Garcia’s romantic voyage began as an economics major at the relatively dispassionate campus of Brown University. Though he spent most of his Ivy League days playing guitar with dormmates, Garcia amassed enough credits to graduate. He hitched a ride to New York City seeking fortune, fame and big-city glamour and quickly fell into the music scene, though few of Garcia’s early band experiences bore fruit.

“We started with the typical open-mike nights,” he recalls. “We’d go in there and cover [Iggy Pop’s] ‘I Wanna Be Your Dog’ and get funny looks. But I was never attracted to the idea of being just a singer-songwriter. I’ve always been very allured by the idea of being a frontman in front of a great rock band, so that’s kind of what I set out to find.”

With a truckload of tunes in tow, Garcia hooked up with Elefant, a trio in need of a singer. The new lineup signed with the minuscule Kemado imprint, released a three-song EP and continued to work the club circuit. Eventually, the group settled into an East Village studio to record Sunlight Makes Me Paranoid.

“We could have gone so many different directions,” Garcia says. “We could have gone dark, really psychedelic and decadent. Instead we all said, let’s make music that’s uplifting and happy and kind of an escape from how miserable everything was.”
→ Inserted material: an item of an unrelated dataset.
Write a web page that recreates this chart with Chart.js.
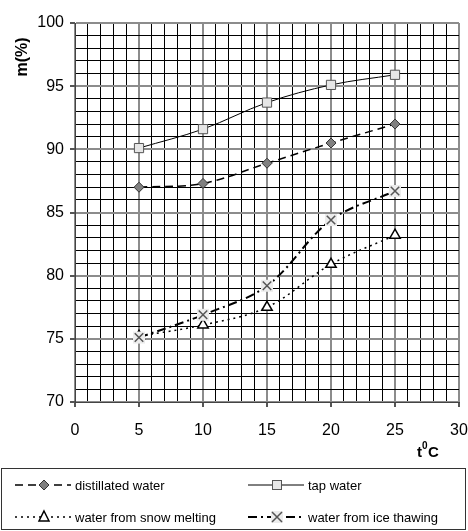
<!DOCTYPE html>
<html>
<head>
<meta charset="utf-8">
<script src="https://cdn.jsdelivr.net/npm/chart.js@4.4.0/dist/chart.umd.min.js"></script>
<style>
  html, body { margin: 0; padding: 0; background: #fff; }
  #wrap { width: 468px; height: 531px; position: relative; }
</style>
</head>
<body>
<div id="wrap"><canvas id="chart" width="468" height="531"></canvas></div>
<script>
// data
const temps = [5, 10, 15, 20, 25];
const distilled = [87.0, 87.3, 88.9, 90.5, 92.0];
const tapWater = [90.1, 91.6, 93.7, 95.1, 95.9];
const snowMelt = [75.2, 76.1, 77.5, 80.9, 83.2];
const iceThaw = [75.1, 76.9, 79.2, 84.4, 86.7];

const seriesNames = ['distillated water', 'tap water', 'water from snow melting', 'water from ice thawing'];

const FONT = '"Liberation Sans", Arial, sans-serif';

function pts(ys) {
    return temps.map((t, i) => ({ x: t, y: ys[i] }));
}

const isMajor = v => Math.abs(v % 5) < 1e-6;

// marker drawing for the legend box
function drawMarker(ctx, kind, x, y) {
    ctx.save();
    ctx.setLineDash([]);
    if (kind === 'diamond') {
        ctx.beginPath();
        ctx.moveTo(x, y - 5); ctx.lineTo(x + 5, y); ctx.lineTo(x, y + 5); ctx.lineTo(x - 5, y); ctx.closePath();
        ctx.fillStyle = '#808080'; ctx.fill();
        ctx.strokeStyle = '#333'; ctx.lineWidth = 1; ctx.stroke();
    } else if (kind === 'square') {
        ctx.fillStyle = '#e6e6e6'; ctx.fillRect(x - 4.5, y - 4.5, 9, 9);
        ctx.strokeStyle = '#555'; ctx.lineWidth = 1; ctx.strokeRect(x - 4.5, y - 4.5, 9, 9);
    } else if (kind === 'triangle') {
        ctx.beginPath();
        ctx.moveTo(x, y - 6); ctx.lineTo(x + 5, y + 4); ctx.lineTo(x - 5, y + 4); ctx.closePath();
        ctx.fillStyle = '#fff'; ctx.fill();
        ctx.strokeStyle = '#000'; ctx.lineWidth = 1.5; ctx.stroke();
    } else if (kind === 'cross') {
        ctx.fillStyle = '#ececec'; ctx.fillRect(x - 6, y - 6, 12, 12);
        ctx.beginPath();
        ctx.moveTo(x - 5, y - 5); ctx.lineTo(x + 5, y + 5);
        ctx.moveTo(x + 5, y - 5); ctx.lineTo(x - 5, y + 5);
        ctx.strokeStyle = '#555'; ctx.lineWidth = 1.5; ctx.stroke();
    }
    ctx.restore();
}

const legendItems = [
    { text: seriesNames[0], dash: [8, 5], width: 1.5, marker: 'diamond', col: 0, row: 0 },
    { text: seriesNames[1], dash: [], width: 1, marker: 'square', col: 1, row: 0 },
    { text: seriesNames[2], dash: [2, 4], width: 1.5, marker: 'triangle', col: 0, row: 1 },
    { text: seriesNames[3], dash: [9, 4, 2, 4], width: 2, marker: 'cross', col: 1, row: 1 }
];

const extras = {
    id: 'extras',
    afterDraw(chart) {
        const ctx = chart.ctx;
        ctx.save();
        // y axis title
        ctx.fillStyle = '#000';
        ctx.font = 'bold 16px ' + FONT;
        ctx.translate(27, 57);
        ctx.rotate(-Math.PI / 2);
        ctx.textAlign = 'center';
        ctx.textBaseline = 'alphabetic';
        ctx.fillText('m(%)', 0, 0);
        ctx.restore();

        // x axis title t0C
        ctx.save();
        ctx.fillStyle = '#000';
        ctx.textBaseline = 'alphabetic';
        ctx.font = 'bold 15px ' + FONT;
        ctx.fillText('t', 417, 457);
        ctx.font = 'bold 10px ' + FONT;
        ctx.fillText('0', 422, 449);
        ctx.font = 'bold 15px ' + FONT;
        ctx.fillText('C', 428, 457);
        ctx.restore();

        // legend box
        ctx.save();
        ctx.strokeStyle = '#333';
        ctx.lineWidth = 1;
        ctx.strokeRect(1.5, 468.5, 464, 61);
        const colX = [15, 248];
        const rowY = [485, 517];
        ctx.font = '13px ' + FONT;
        ctx.textBaseline = 'middle';
        ctx.fillStyle = '#000';
        legendItems.forEach(it => {
            const x0 = colX[it.col], y = rowY[it.row];
            ctx.save();
            ctx.strokeStyle = '#000';
            ctx.lineWidth = it.width;
            ctx.setLineDash(it.dash);
            ctx.beginPath();
            ctx.moveTo(x0, y); ctx.lineTo(x0 + 56, y);
            ctx.stroke();
            ctx.restore();
            drawMarker(ctx, it.marker, x0 + 29, y);
            ctx.fillText(it.text, x0 + 60, y + 1);
        });
        ctx.restore();
    }
};

const gridColor = c => isMajor(c.tick.value) ? '#8c8c8c' : '#000';
const gridWidth = c => isMajor(c.tick.value) ? 2 : 1;
const tickColor = c => isMajor(c.tick.value) ? '#555' : 'rgba(0,0,0,0)';

// first dataset is drawn on top, so the ice markers come first
new Chart(document.getElementById('chart'), {
    type: 'line',
    data: {
        datasets: [
            {
                label: seriesNames[3] + ' marker',
                data: pts(iceThaw),
                showLine: false,
                pointStyle: 'crossRot', pointRadius: 6,
                pointBorderColor: '#555', pointBorderWidth: 1.5
            },
            {
                // light backdrop behind the X markers
                label: seriesNames[3] + ' bg',
                data: pts(iceThaw),
                showLine: false,
                pointStyle: 'rect', pointRadius: 8.5,
                pointBackgroundColor: '#ececec', pointBorderColor: '#ececec', pointBorderWidth: 0
            },
            {
                label: seriesNames[3],
                data: pts(iceThaw),
                borderColor: '#000', borderWidth: 2, borderDash: [9, 4, 2, 4],
                pointRadius: 0,
                tension: 0.35, fill: false
            },
            {
                label: seriesNames[1],
                data: pts(tapWater),
                borderColor: '#000', borderWidth: 1,
                pointStyle: 'rect', pointRadius: 6.5,
                pointBackgroundColor: '#e6e6e6', pointBorderColor: '#555', pointBorderWidth: 1,
                tension: 0.35, fill: false
            },
            {
                label: seriesNames[0],
                data: pts(distilled),
                borderColor: '#000', borderWidth: 1.5, borderDash: [8, 5],
                pointStyle: 'rectRot', pointRadius: 5,
                pointBackgroundColor: '#808080', pointBorderColor: '#333', pointBorderWidth: 1,
                tension: 0.35, fill: false
            },
            {
                label: seriesNames[2],
                data: pts(snowMelt),
                borderColor: '#000', borderWidth: 1.5, borderDash: [2, 4],
                pointStyle: 'triangle', pointRadius: 6,
                pointBackgroundColor: '#fff', pointBorderColor: '#000', pointBorderWidth: 1.5,
                tension: 0.35, fill: false
            }
        ]
    },
    options: {
        responsive: false,
        animation: false,
        events: [],
        layout: { padding: { left: 0, top: 23, right: 9, bottom: 0 } },
        plugins: {
            legend: { display: false },
            tooltip: { enabled: false }
        },
        scales: {
            x: {
                type: 'linear',
                min: 0, max: 30,
                afterFit: s => { s.height = 129; s.paddingLeft = 0; s.paddingRight = 0; },
                border: { color: '#444', width: 1 },
                grid: { color: gridColor, lineWidth: gridWidth, tickColor: tickColor, tickLength: 5 },
                ticks: {
                    stepSize: 1, autoSkip: false, maxRotation: 0,
                    padding: 14,
                    color: '#000',
                    font: { family: FONT, size: 16 },
                    callback: v => isMajor(v) ? v : ''
                }
            },
            y: {
                min: 70, max: 100,
                afterFit: s => { s.width = 75; s.paddingTop = 0; s.paddingBottom = 0; },
                border: { color: '#444', width: 1 },
                grid: { color: gridColor, lineWidth: gridWidth, tickColor: tickColor, tickLength: 5 },
                ticks: {
                    stepSize: 1, autoSkip: false,
                    padding: 6,
                    color: '#000',
                    font: { family: FONT, size: 16 },
                    callback: v => isMajor(v) ? v : ''
                }
            }
        }
    },
    plugins: [extras]
});
</script>
</body>
</html>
Elefant’s buzz built slowly, buoyed by a tour with Interpol and a video for “Now That I Miss Her” that featured a bevy of New York supermodels. Critics were quick to compare the band to other Big Apple “the” bands, such as the Strokes, but Sunlight’s true inspiration came from U.K. “the” bands the Cure and the Smiths, both known to spin their own sugary tales of grand romance.

“I was going through [what] any 22-year-old goes through,” Garcia says. “Not knowing what you’re doing with your life, long nights, the growing pains of a relationship — jealousy, losing sleep over the silliest things, and then enjoying all the beauties of being in love, being with someone you care about. I was growing up, and I think that record really captures that.”

Garcia seems eager to grow up even more. At the Chicago show, he introduces no fewer than four new songs, including a waltz called “The Clown” and “Black Magic Show,” an epic ditty awash in power chords and dramatic sonic shifts.

“‘Black Magic Show’ sums up what the next record’s going to be about,” Garcia explains. “A lot of decadence, late nights, almost a circusy madness, but of course in the context of pop. It’s a natural step. I can’t explain how happy I get, what a high it is, to start writing a melody and deciding what the song is. When you decide what it is, then it just writes itself. That’s the best feeling, to see it unfold in front of your eyes.”

Onstage, Garcia isn’t quite stoic, but his detached air is broken only occasionally. At the Double Door, during a raucous instrumental break in “Misfits,” he grabs a Yankees cap from a kid in the front row and puts it on. Smoking a cigarette, drenched in sweat, he cracks his first smile of the evening. It’s a short but effective set, 13 songs and gone. Then on to the next one-night stand.

“It totally surprises me,” Garcia says of his group’s success. “Going to a show in Miami and having it sold out is just bananas. It’s so crazy to see kids so far away from where you started making music. That’s the beauty of music. It travels so quickly.”